Just the simple allegation of criminal conduct can change someone's life. In Washington, like elsewhere in the country, the impact can be compounded if the allegations involve children or minors. Crimes such as child sexual abuse, sex trafficking and sexual assault can result in substantial prison time and other harsh consequences for anyone convicted of them.

Harsh consequences may be what a 53-year-old Spokane man may be facing after police accused him of the sexual solicitation of a 15-year-old girl who turned out to be an undercover Seattle detective. According to police, last August the man posted an online advertisement stating his age and requesting sex with a "young skinny girl." The undercover detective allegedly responded to the ad posing as a juvenile female and began a correspondence that included graphic sexual descriptions. After several months of contact, the Spokane man was arrested and charged with communication with a minor for immoral purposes and commercial sexual abuse involving a minor.

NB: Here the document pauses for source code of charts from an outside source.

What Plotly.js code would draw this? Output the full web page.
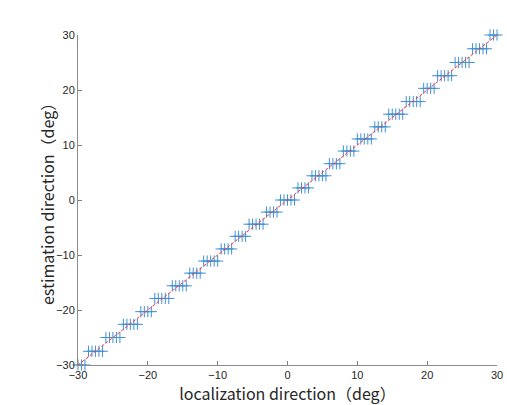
<!DOCTYPE html>
<html>
<head>
<meta charset="utf-8">
<script src="https://cdn.plot.ly/plotly-3.0.1.min.js"></script>
<style>html,body{margin:0;padding:0;background:#fff;}#chart{width:507px;height:405px;}</style>
</head>
<body>
<div id="chart"></div>
<script>
// localization direction (deg), 0.5 deg steps
const locX = [-30,-29.5,-29,-28.5,-28,-27.5,-27,-26.5,-26,-25.5,-25,-24.5,-24,-23.5,-23,-22.5,-22,-21.5,-21,-20.5,-20,-19.5,-19,-18.5,-18,-17.5,-17,-16.5,-16,-15.5,-15,-14.5,-14,-13.5,-13,-12.5,-12,-11.5,-11,-10.5,-10,-9.5,-9,-8.5,-8,-7.5,-7,-6.5,-6,-5.5,-5,-4.5,-4,-3.5,-3,-2.5,-2,-1.5,-1,-0.5,0,0.5,1,1.5,2,2.5,3,3.5,4,4.5,5,5.5,6,6.5,7,7.5,8,8.5,9,9.5,10,10.5,11,11.5,12,12.5,13,13.5,14,14.5,15,15.5,16,16.5,17,17.5,18,18.5,19,19.5,20,20.5,21,21.5,22,22.5,23,23.5,24,24.5,25,25.5,26,26.5,27,27.5,28,28.5,29,29.5,30];
// estimation direction (deg)
const estY = [-30,-30,-30,-27.5,-27.5,-27.5,-27.5,-27.5,-25,-25,-25,-25,-25,-22.6,-22.6,-22.6,-22.6,-22.6,-20.3,-20.3,-20.3,-20.3,-17.9,-17.9,-17.9,-17.9,-17.9,-15.6,-15.6,-15.6,-15.6,-15.6,-13.3,-13.3,-13.3,-13.3,-11.1,-11.1,-11.1,-11.1,-11.1,-8.9,-8.9,-8.9,-8.9,-6.6,-6.6,-6.6,-6.6,-4.4,-4.4,-4.4,-4.4,-4.4,-2.2,-2.2,-2.2,-2.2,0,0,0,0,0,2.2,2.2,2.2,2.2,4.4,4.4,4.4,4.4,4.4,6.6,6.6,6.6,6.6,8.9,8.9,8.9,8.9,11.1,11.1,11.1,11.1,11.1,13.3,13.3,13.3,13.3,15.6,15.6,15.6,15.6,15.6,17.9,17.9,17.9,17.9,17.9,20.3,20.3,20.3,20.3,22.6,22.6,22.6,22.6,22.6,25,25,25,25,25,27.5,27.5,27.5,27.5,27.5,30,30,30];
// ideal line
const lineX = [-30, 30];
const lineY = [-30, 30];
const tickVals = [-30,-20,-10,0,10,20,30];
const xTitle = 'localization direction（deg）';
const yTitle = 'estimation direction（deg）';

const traces = [
  {x: locX, y: estY, type: 'scatter', mode: 'markers', cliponaxis: false,
   marker: {symbol: 'cross-thin-open', size: 8, color: '#4090d4', line: {color: '#4090d4', width: 1}},
   showlegend: false},
  {x: lineX, y: lineY, type: 'scatter', mode: 'lines', cliponaxis: false,
   line: {color: '#ff3030', width: 1, dash: '3px,2px'}, showlegend: false}
];

const axisCommon = {
  range: [-30, 30], tickvals: tickVals, ticks: 'inside', ticklen: 4, tickcolor: '#808080',
  showline: true, linecolor: '#8c8c8c', linewidth: 1, showgrid: false, zeroline: false,
  tickfont: {family: 'Liberation Sans, Arial, sans-serif', size: 11, color: '#262626'}
};
const titleFont = {family: 'Noto Sans CJK JP, sans-serif', size: 16, color: '#262626'};

const layout = {
  width: 507, height: 405,
  margin: {l: 78, r: 10, t: 35, b: 40},
  paper_bgcolor: '#ffffff', plot_bgcolor: '#ffffff',
  xaxis: Object.assign({}, axisCommon, {
    title: {text: xTitle, standoff: 4, font: titleFont}
  }),
  yaxis: Object.assign({}, axisCommon),
  annotations: [{
    text: yTitle, xref: 'paper', yref: 'paper', x: -0.074, y: 0.5,
    xanchor: 'center', yanchor: 'middle', textangle: -90, showarrow: false,
    font: titleFont
  }]
};

Plotly.newPlot('chart', traces, layout, {displayModeBar: false, staticPlot: true});
</script>
</body>
</html>
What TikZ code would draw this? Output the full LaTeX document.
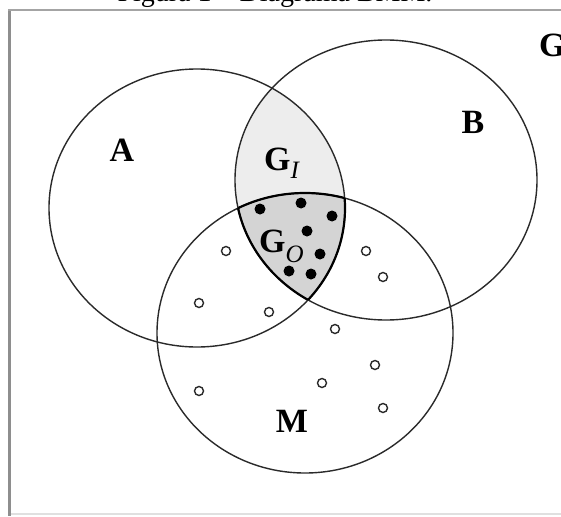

Authorities allegedly found four condoms and $200 in cash in the defendant's truck. The accused reportedly told investigators that he had planned to have sex with the minor in a private place. Court documents describe his confession as apologetic and noted that he had no criminal record. The defendant was later released without bail after a court employee verified that the man had ties to the area. The recommendation for release was approved.

The overall criminal history of a Washington resident can sometimes affect the outcome of a criminal case. The lack of a criminal record can sometimes be a valid argument against prosecution on criminal charges, or it may result in less severe charges being levied against the individual. Regardless of evidence and testimony, however, an individual accused of a crime is still presumed innocent until proven guilty. Every citizen has rights that must be protected by law enforcement officers and the courts, and an attorney can help ensure those rights are properly protected.